My rating: 4 of 5 stars
Only Ever Yours was a book that I hadn’t heard of before I attended YALC. Then I was bombarded with praise for this book – including a full page spread in the YALC flyer – and within 48 hours I was on the tube to Foyles on Charing Cross Road to get myself a copy.
This is a debut novel which has won both the YA book prize and the Sunday Independent Newspaper Novel of the Year. It’s got to be good, right?
The novel revolves around Freida, who attends a school which trains women to go into one of three professions: companions (the perfect wife for a man of high standing), concubines, or chastities (teachers at the school). Freida, and her best friend, Isabel, are two of the most highly rated girls at the school, and surely destined for roles as companions… until Isabel distances herself during their final year and puts on weight. The novel details the last year of their schooling, including the arrival of the ten future husbands eager to choose a wife (and the destinies of these girls).

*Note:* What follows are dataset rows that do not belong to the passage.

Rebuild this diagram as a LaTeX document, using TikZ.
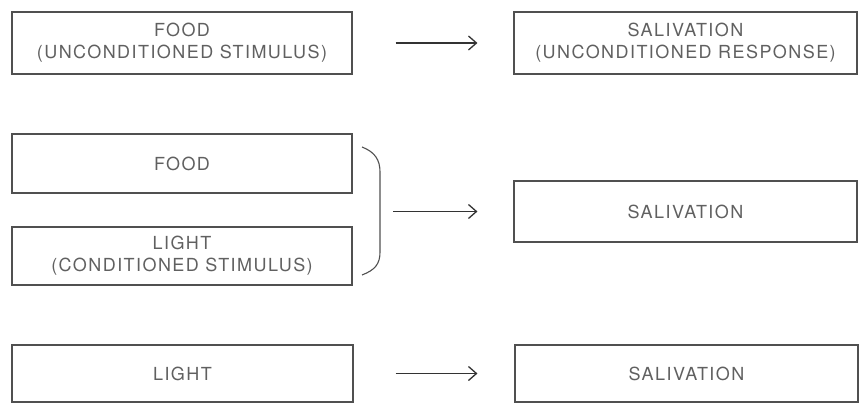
\documentclass[tikz,border=0pt]{standalone}
\usepackage{fontspec}
\setmainfont{TeX Gyre Heros}[LetterSpace=8]
\usetikzlibrary{arrows.meta}
\definecolor{boxline}{HTML}{505050}
\definecolor{txt}{HTML}{606060}
\tikzset{
  stimbox/.style={draw=boxline, line width=1.1pt, rectangle, inner sep=0pt,
    text=txt, align=center, font=\fontsize{18}{22}\selectfont},
  conn/.style={draw=black!80, line width=1.4pt, -{Straight Barb[length=8pt,width=14pt,line width=1.3pt]}}
}
\begin{document}
\begin{tikzpicture}[x=1pt,y=-1pt]
\useasboundingbox (0,0) rectangle (866,404);
% row 1
\node[stimbox, minimum width=340pt, minimum height=62pt] (food1) at (182,43) {FOOD\\(UNCONDITIONED STIMULUS)};
\node[stimbox, minimum width=343pt, minimum height=62pt] (sal1) at (685.5,43) {SALIVATION\\(UNCONDITIONED RESPONSE)};
\draw[conn, shorten <=43pt, shorten >=36pt] (food1.east) -- (sal1.west);
% row 2
\node[stimbox, minimum width=340pt, minimum height=59pt] (food2) at (182,163.5) {FOOD};
\node[stimbox, minimum width=340pt, minimum height=58pt] (light2) at (182,256) {LIGHT\\(CONDITIONED STIMULUS)};
\node[stimbox, minimum width=343pt, minimum height=61pt] (sal2) at (685.5,211.5) {SALIVATION};
\draw[draw=boxline, line width=1.1pt] (362,147) .. controls (375,152) and (380,160) .. (380,172) -- (380,252) .. controls (380,264) and (375,270) .. (362,275);
\coordinate (brace) at (393,211.5);
\draw[conn, shorten >=36pt] (brace) -- (sal2.west);
% row 3
\node[stimbox, minimum width=341pt, minimum height=57pt] (light3) at (182.5,373.5) {LIGHT};
\node[stimbox, minimum width=343pt, minimum height=57pt] (sal3) at (686.5,373.5) {SALIVATION};
\draw[conn, shorten <=42pt, shorten >=37pt] (light3.east) -- (sal3.west);
\end{tikzpicture}
\end{document}
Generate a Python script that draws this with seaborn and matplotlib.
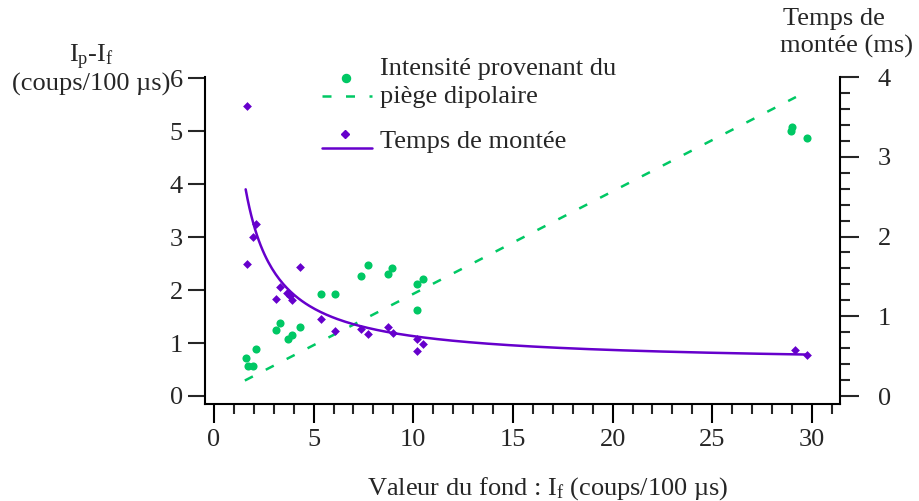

The girls have all been bred for sex, and independent thought is discouraged. They all have eating disorders. Essentially the girls in the book are all the same, with minor physical tweaks to make them differentiable. A slight problem here is that there are a lot of characters, of which only a small minority undergo any character development. The worthlessness of these girls is reinforced throughout the novel, to the point where the women aren’t even deserving of a capital letter in their name (a really poignant stylistic choice).
It’s depressing but it’s also brilliantly written and thought-provoking. This is the kind of book which you hate, but you understand why it’s been written how it’s written and the point it’s trying to make. The ending is inspired (and definitely worth the read), and even though it’s a little abrupt, it’s also perfect.
I would recommend this book, if not only because it isn’t a rehash of every other YA novel on the market. It has important things to say regarding the way society works today and the impossible beauty standards girls aspire to. It depicts realistic sex, it talks about periods and it discusses homosexuality (and its eradication in this world so that all women serve men). Those are topics which are completely relevant in YA but which hardly ever feature – and it’s important that they DO feature. The main heartbreak in the novel is one between friends, which is often way more relatable than having your heart broken by the most perfect guy/vampire/werewolf/alien on the planet.
After this brilliant debut, I can’t wait for Louise O’Neill’s second novel, Asking For It, which, refreshingly, isn’t a sequel. (Hooray for a stand-alone YA novel!)